Tuesday, April 22, 2008

The Joy Of Our Salvation


Psalm 16:10-11 - You make known to me the path of life; in your presence there is fullness of joy; at your right hand are pleasures forevermore.

Have you ever noticed that one day your “joy meter” seems to be full and all is well with the world and even as soon as the next day you feel the complete opposite? I know that this is true of my own life. When I actually take the time to think about my change of heart I can often blame it on a trial, an uncontrollable circumstance or even my mood. But all these things revolve around one thing…me. MY trial has taken away my joy, MY circumstance is influencing my feelings, MY gloomy mood is normal and I will come through it. It is true that there are enemies of joy all around us and in us, but there is a remedy…

“Here in the cross is where every enemy of joy is overcome: divine wrath, as he becomes a curse for us; real guilt, as he becomes forgiveness for us; lawbreaking, as he becomes righteousness for us; estrangement from God, as he becomes reconciliation for us; slavery to Satan, as he becomes redemption for us; bondage to sin, as he becomes liberation for us; pangs of conscience, as he becomes cleansing for us; death, as he becomes the resurrection for us; hell, as he becomes eternal life for us.”- Charles Spurgeon

Psalm 71:23 - My lips will shout for joy, when I sing praises to you; my soul also, which you have redeemed.

When I take the time each morning to inform my heart and mind about the truth of the gospel, everything else fades into the background and the Cross becomes central.

“…preaching the gospel to ourselves every day reminds us that we are indeed sinners in need of God’s grace….It helps us to consciously renounce any confidence in our own goodness as a means of meriting God’s blessing on our lives. Perhaps more importantly, though, preaching the gospel to ourselves every day gives us hope, joy, and courage. The good news that our sins are forgiven because of Christ’s death fills our hearts with joy, gives us courage to face the day, and offers us hope that God’s favor will rest upon us, not because we are good, but because we are in Christ." – Jerry Bridges

When the weights and burdens of trials, the mundane moments of life or the sting of our sin overwhelm us, we can remind ourselves that our greatest need has already been met. The truth of the gospel gives us hope, joy and courage. We have this not because we deserve it or have earned it, but because we are in Christ. Like my mom said at our ladies meeting on Sunday, "in light of what has been done for us, we have no reason to not be joyful people". When the cares of life start to rob my joy, I need to fix my eyes on the cross, because that is where my past, present and future are bound up in.

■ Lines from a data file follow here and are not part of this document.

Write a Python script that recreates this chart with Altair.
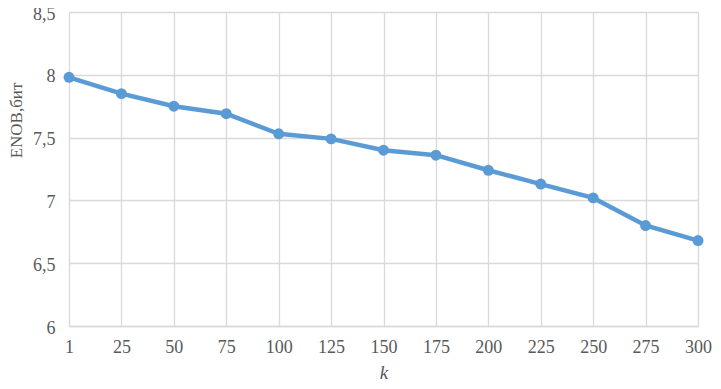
import altair as alt
import pandas as pd

k_values = ["1", "25", "50", "75", "100", "125", "150", "175", "200", "225", "250", "275", "300"]
enob = [7.98, 7.85, 7.75, 7.69, 7.53, 7.49, 7.40, 7.36, 7.24, 7.13, 7.02, 6.80, 6.68]

df = pd.DataFrame({"k": k_values, "enob": enob})

FONT = "Liberation Serif"
COLOR = "#5B9BD5"
TXT = "#595959"

base = alt.Chart(df).encode(
    x=alt.X("k:O", sort=k_values,
            scale=alt.Scale(type="point", padding=0),
            axis=alt.Axis(title="k", titleFontStyle="italic", titleFont=FONT,
                          titleFontSize=19, titleFontWeight="normal", titleColor=TXT,
                          titlePadding=7,
                          labelAngle=0, labelFont=FONT, labelFontSize=18, labelColor=TXT,
                          labelPadding=12, ticks=False, grid=True, gridColor="#d9d9d9",
                          gridWidth=1.3, domainColor="#d9d9d9", domainWidth=1.3)),
    y=alt.Y("enob:Q",
            scale=alt.Scale(domain=[6, 8.5], nice=False, zero=False),
            axis=alt.Axis(title="ENOB,бит", titleFont=FONT, titleFontSize=17,
                          titleFontWeight="normal", titleColor=TXT,
                          titleX=-53, titleY=108, titleBaseline="middle",
                          titleAlign="center", titleAngle=270,
                          values=[6, 6.5, 7, 7.5, 8, 8.5],
                          labelExpr="replace(toString(datum.value), '.', ',')",
                          labelFont=FONT, labelFontSize=18, labelColor=TXT,
                          labelPadding=14, labelOffset=2, ticks=False, domain=False,
                          grid=True, gridColor="#d9d9d9", gridWidth=1.3)),
)

line = base.mark_line(color=COLOR, strokeWidth=4.5)
pts = base.mark_point(color=COLOR, filled=True, opacity=1, size=120)

chart = (line + pts).properties(
    width=629, height=314,
    autosize=alt.AutoSizeParams(type="none"),
    padding={"left": 61, "top": 4, "right": 15, "bottom": 55},
).configure_view(stroke=None)

chart.save("out.html", embed_options={"renderer": "svg", "actions": False})
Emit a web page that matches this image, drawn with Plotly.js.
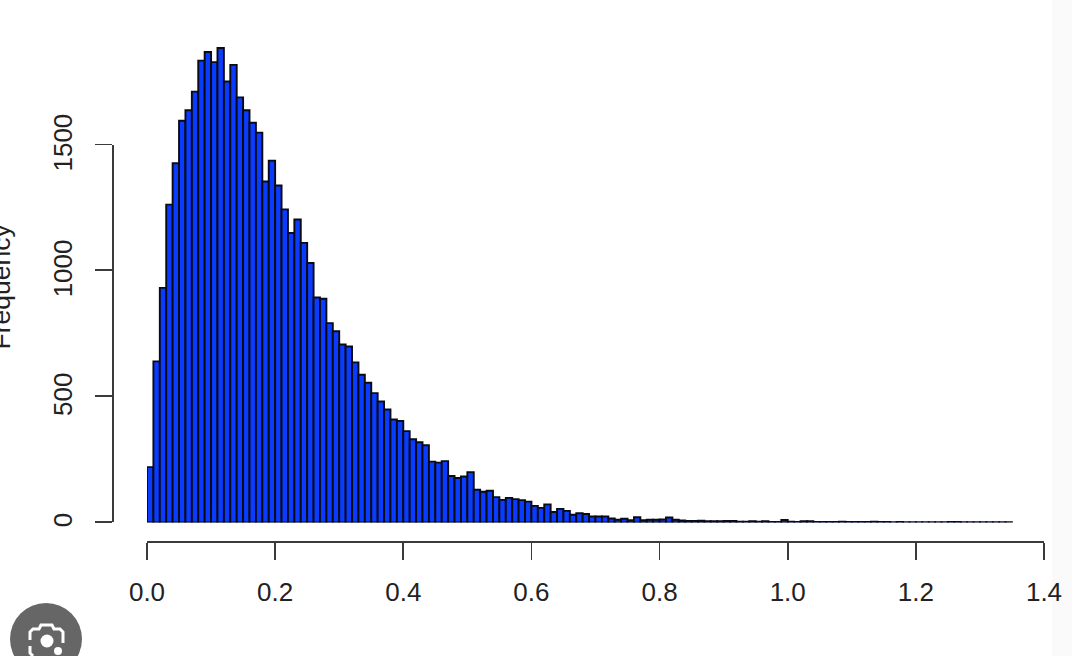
<!DOCTYPE html>
<html>
<head>
<meta charset="utf-8">
<script src="https://cdn.plot.ly/plotly-3.0.1.min.js"></script>
<style>
html, body { margin: 0; padding: 0; background: #fff; overflow: hidden; }
</style>
</head>
<body>
<div id="chart" style="width:1072px;height:656px"></div>
<script>
// bin counts, one per 0.01 wide bin starting at 0
const counts = [
    220, 640, 932, 1263, 1427, 1596, 1638, 1712, 1835, 1869,
    1829, 1885, 1752, 1818, 1689, 1638, 1588, 1549, 1355, 1437,
    1339, 1244, 1150, 1204, 1111, 1031, 894, 889, 792, 760,
    707, 699, 636, 587, 555, 514, 481, 449, 409, 403,
    363, 331, 319, 307, 242, 238, 244, 185, 177, 183,
    200, 130, 122, 126, 101, 90, 98, 93, 89, 83,
    66, 58, 72, 42, 54, 46, 31, 37, 34, 24,
    24, 24, 16, 11, 15, 9, 21, 9, 11, 11,
    12, 20, 11, 8, 6, 6, 7, 5, 5, 5,
    6, 6, 3, 3, 5, 3, 5, 2, 2, 10,
    3, 2, 5, 5, 2, 2, 2, 2, 3, 2,
    2, 2, 2, 3, 2, 2, 1, 2, 1, 1,
    1, 1, 1, 1, 1, 2, 2, 1, 1, 1,
    1, 1, 1, 1, 1,
];
const xTicks = [0, 0.2, 0.4, 0.6, 0.8, 1, 1.2, 1.4];
const xTickLabels = ['0.0', '0.2', '0.4', '0.6', '0.8', '1.0', '1.2', '1.4'];
const yTicks = [0, 500, 1000, 1500];
const yTickLabels = ['0', '500', '1000', '1500'];
const yLabel = 'Frequency';

const W = 1072;
const H = 656;
const FONT = 'Liberation Sans, Arial, sans-serif';
const axisColor = '#3a3a3a';

// page pixels to paper fractions
const px = (x) => x / W;
const py = (y) => 1 - y / H;

const axisStyle = {
    showgrid: false,
    zeroline: false,
    showline: true,
    linecolor: axisColor,
    linewidth: 1.8,
    ticks: 'outside',
    ticklen: 17,
    tickwidth: 1.8,
    tickcolor: axisColor,
    tickfont: { family: FONT, size: 26, color: '#222222' },
    tickmode: 'array',
};

const lensPath = (d) => d.map(([x, y], i) => `${i ? 'L' : 'M'}${px(x)},${py(y)}`).join(' ');

const data = [
    {
        type: 'bar',
        x0: 0.005,
        dx: 0.01,
        y: counts,
        width: 0.01,
        marker: { color: '#0a3cff', line: { color: '#0a0a14', width: 1.9 } },
        hoverinfo: 'skip',
    },
    // only here so that the short left axis gets drawn
    { type: 'scatter', mode: 'none', x: [0], y: [0], yaxis: 'y2', hoverinfo: 'skip' },
];

const layout = {
    width: W,
    height: H,
    margin: { t: 0, r: 0, b: 0, l: 0 },
    paper_bgcolor: '#ffffff',
    plot_bgcolor: 'rgba(0,0,0,0)',
    showlegend: false,
    xaxis: Object.assign({}, axisStyle, {
        domain: [px(147), px(1044)],
        range: [0, 1.4],
        anchor: 'free',
        position: py(541),
        tickvals: xTicks,
        ticktext: xTickLabels,
        ticklabelstandoff: 10,
    }),
    yaxis: {
        domain: [py(522.5), 1],
        range: [0, 522.5 / 0.2517],
        visible: false,
    },
    yaxis2: Object.assign({}, axisStyle, {
        domain: [py(522), py(144.5)],
        range: [0, 1500],
        anchor: 'free',
        position: px(112),
        tickvals: yTicks,
        ticktext: yTickLabels,
        tickangle: -90,
        ticklabelstandoff: 13,
        ticklabelshift: 2,
    }),
    annotations: [
        {
            text: yLabel,
            xref: 'paper',
            yref: 'paper',
            x: px(0),
            y: py(286.5),
            textangle: -90,
            showarrow: false,
            xanchor: 'center',
            yanchor: 'middle',
            font: { family: FONT, size: 26.5, color: '#222222' },
        },
    ],
    shapes: [
        // pale strip down the right edge of the screenshot
        { type: 'rect', xref: 'paper', yref: 'paper', x0: px(1052), x1: 1, y0: 0, y1: 1, fillcolor: '#fafafa', line: { width: 0 }, layer: 'below' },
        // lens badge, bottom left
        { type: 'circle', xref: 'paper', yref: 'paper', x0: px(10), x1: px(82), y0: py(675), y1: py(603), fillcolor: '#666666', line: { width: 0 } },
        {
            type: 'path', xref: 'paper', yref: 'paper',
            path: lensPath([[30, 640], [30, 632], [33, 629], [39, 629], [41, 625], [52, 625], [54, 629], [60, 629], [63, 632], [63, 643]]),
            line: { color: '#ffffff', width: 3 },
        },
        {
            type: 'path', xref: 'paper', yref: 'paper',
            path: lensPath([[30, 646], [30, 653], [33, 656]]),
            line: { color: '#ffffff', width: 3 },
        },
        { type: 'circle', xref: 'paper', yref: 'paper', x0: px(40.5), x1: px(53.5), y0: py(647.5), y1: py(634.5), fillcolor: '#ffffff', line: { width: 0 } },
        { type: 'circle', xref: 'paper', yref: 'paper', x0: px(54), x1: px(62), y0: py(655), y1: py(647), fillcolor: '#ffffff', line: { width: 0 } },
    ],
};

Plotly.newPlot('chart', data, layout, { displayModeBar: false, staticPlot: true });
</script>
</body>
</html>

Psalm 68:3 - But the righteous shall be glad; they shall exult before God; they shall be jubilant with joy!

2 comments:

Candace said...

This post was VERY timely for me! Thanks so much for the encouraging words!

Anonymous said...

I have been engrossed for over a half a year in writing about what happened when Jesus Christ died on the cross and so my heart more than ever beats with fiery zeal for the gospel. I have come to know so much better and clearer that love for God is chiefly, above all things, cultivated in how well we see that Jesus Christ has forgiven us of so much sin. The more I realize the death of hell from which I have been reused from and the height of Heavens love to which I have been saved too, the more I discover I find the greatest source of Love: both of which I feel coming to me and that of which I feel toward: for you need both in order to know the greatest purity of loves pleasure.

Luke 7:47, “Her sins, which are many, are forgiven, for she loved much. But to whom little is forgiven, the same loves little.” Herein do we both know the greatest height of experiencing God’s merciful love to us and to have our hearts overflowing with the greatest pleasure of experiencing the highest amount of love swelling up our hearts to an object: by faith seeing how much, Jesus Christ on the cross, has saved us and forgiven us. This is none other than what Paul charges the church of Philippi as the greatest priority of accomplishing when he returns: “stand firm striving for the faith of the gospel.”

Oh how easy is it for us Christians to think we have arrived in our faith in the gospel and suppose we now move on to other more mature Christian things, when in fact daily growing in our faith and treasuring of Jesus Christ crucified is the greatest maturity, on earth, that we can obtain. For herein is none other than that secret well of fresh water, able to bring enjoyment to its partaker with every drink, who’s secret key is faith in the gospel. If only we could drink from this gospel of Jesus more often, seeing that both: it brings true peace and happiness, and that it is free for all whom only but believe. How easy has Jesus Christ made the secret of happiness for us, yet the devil tries so hard to make it look so complicated.